Wavelength modulation laser-induced fluorescence for plasma characterization

Abstract

Laser-Induced Fluorescence (LIF) spectroscopy is an essential tool for probing ion and atom velocity distribution functions (VDFs) in complex plasmas. VDFs carry information about the kinetic properties of species that is critical for plasma characterization. Accurate interpretation of these functions is challenging due to factors such as multicomponent distributions, broadening effects, and background emissions. Our research investigates the use of Wavelength Modulation (WM) LIF to enhance the sensitivity of VDF measurements. Unlike standard Amplitude Modulation (AM) methods, WM–LIF measures the derivative of the LIF signal.

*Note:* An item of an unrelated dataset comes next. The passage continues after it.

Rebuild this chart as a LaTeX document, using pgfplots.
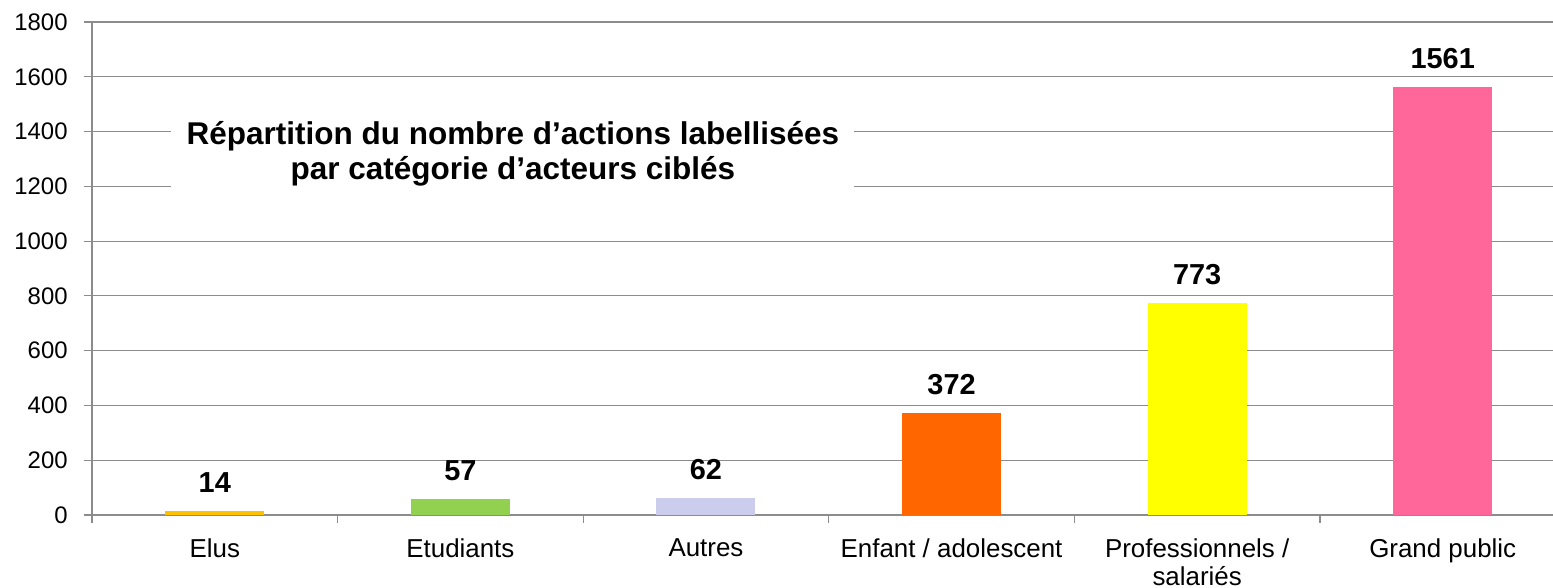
\documentclass[border=0pt]{standalone}
\usepackage{fontspec}
\setmainfont{Liberation Sans}
\usepackage{pgfplots}
\pgfplotsset{compat=1.18}
\definecolor{gridgray}{RGB}{140,140,140}
\definecolor{cElus}{RGB}{255,192,0}
\definecolor{cEtud}{RGB}{146,208,80}
\definecolor{cAutres}{RGB}{204,204,236}
\definecolor{cEnfant}{RGB}{255,102,0}
\definecolor{cPro}{RGB}{255,255,0}
\definecolor{cGrand}{RGB}{255,102,153}
\begin{document}
\begin{tikzpicture}
\begin{axis}[
  at={(0,0)}, anchor=south west,
  scale only axis,
  width=730.5bp, height=246.5bp,
  xmin=-0.5, xmax=5.449,
  ymin=0, ymax=1800,
  ytick={0,200,...,1800},
  axis x line*=bottom,
  axis y line*=left,
  axis line style={draw=gridgray, line width=0.6bp},
  tick align=outside,
  major tick length=4bp,
  tick style={draw=gridgray, line width=0.6bp},
  ymajorgrids,
  major grid style={draw=gridgray, line width=0.6bp},
  xtick={-0.5,0.5,...,4.5},
  xticklabels={},
  extra x ticks={0,1,2,3,4,5},
  extra x tick labels={Elus,Etudiants,Autres,Enfant / adolescent,{Professionnels /\\salariés},Grand public},
  extra x tick style={major tick length=0pt},
  xticklabel style={anchor=north, inner sep=0pt, yshift=-11.5bp, align=center, font=\fontsize{13}{14}\selectfont},
  yticklabel style={anchor=east, inner sep=0pt, xshift=-8bp, font=\fontsize{12}{14}\selectfont},
  /pgf/number format/assume math mode=true,
  /pgf/number format/1000 sep={},
  ybar, bar width=49.5bp, bar shift=0pt,
  nodes near coords,
  every node near coord/.append style={anchor=base, inner sep=0pt, yshift=9.5bp, font=\fontsize{14.5}{16}\bfseries, text=black},
]
\addplot[fill=cElus, draw=none] coordinates {(0,14)};
\addplot[fill=cEtud, draw=none] coordinates {(1,57)};
\addplot[fill=cAutres, draw=none] coordinates {(2,62)};
\addplot[fill=cEnfant, draw=none] coordinates {(3,372)};
\addplot[fill=cPro, draw=none] coordinates {(4,773)};
\addplot[fill=cGrand, draw=none] coordinates {(5,1561)};
\node[fill=white, minimum width=341.5bp, minimum height=50bp, align=center, inner sep=0pt,
      font=\fontsize{15.8}{18}\bfseries] at (axis cs:1.214,1319)
  {Répartition du nombre d’actions labellisées\\par catégorie d’acteurs ciblés};
\end{axis}
\pgfresetboundingbox
\path[use as bounding box] (-46bp,-36.5bp) rectangle (730.5bp,257.5bp);
\end{tikzpicture}
\end{document}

This approach makes variations in VDF shape more pronounced. VDF measurements with WM–LIF were investigated with both numerical modeling and experimental measurements. The developed model enables the generation of both WM and AM signals, facilitating comparative analysis of fitting outcomes. Experiments were conducted in a weakly collisional argon plasma with magnetized electrons and non-magnetized ions. Measurements of the argon ion VDFs employed a narrow-band tunable diode laser, which scanned the 4p4D7/2–3d4F9/2 transition centered at 664.553 nm in vacuum. A lock-in amplifier detected the second harmonic WM signal, which was generated by modulating the laser wavelength with an externally controlled piezo-driven mirror of the diode laser. Our findings indicate that the WM–LIF signal is more sensitive to fitting parameters, allowing for better identification of VDF parameters such as the number of distribution components, their temperatures, and velocities. In addition, WM–LIF can serve as an independent method to verify AM measurements and is particularly beneficial in environments with substantial light noise or background emissions, such as those involving thermionic cathodes and reflective surfaces.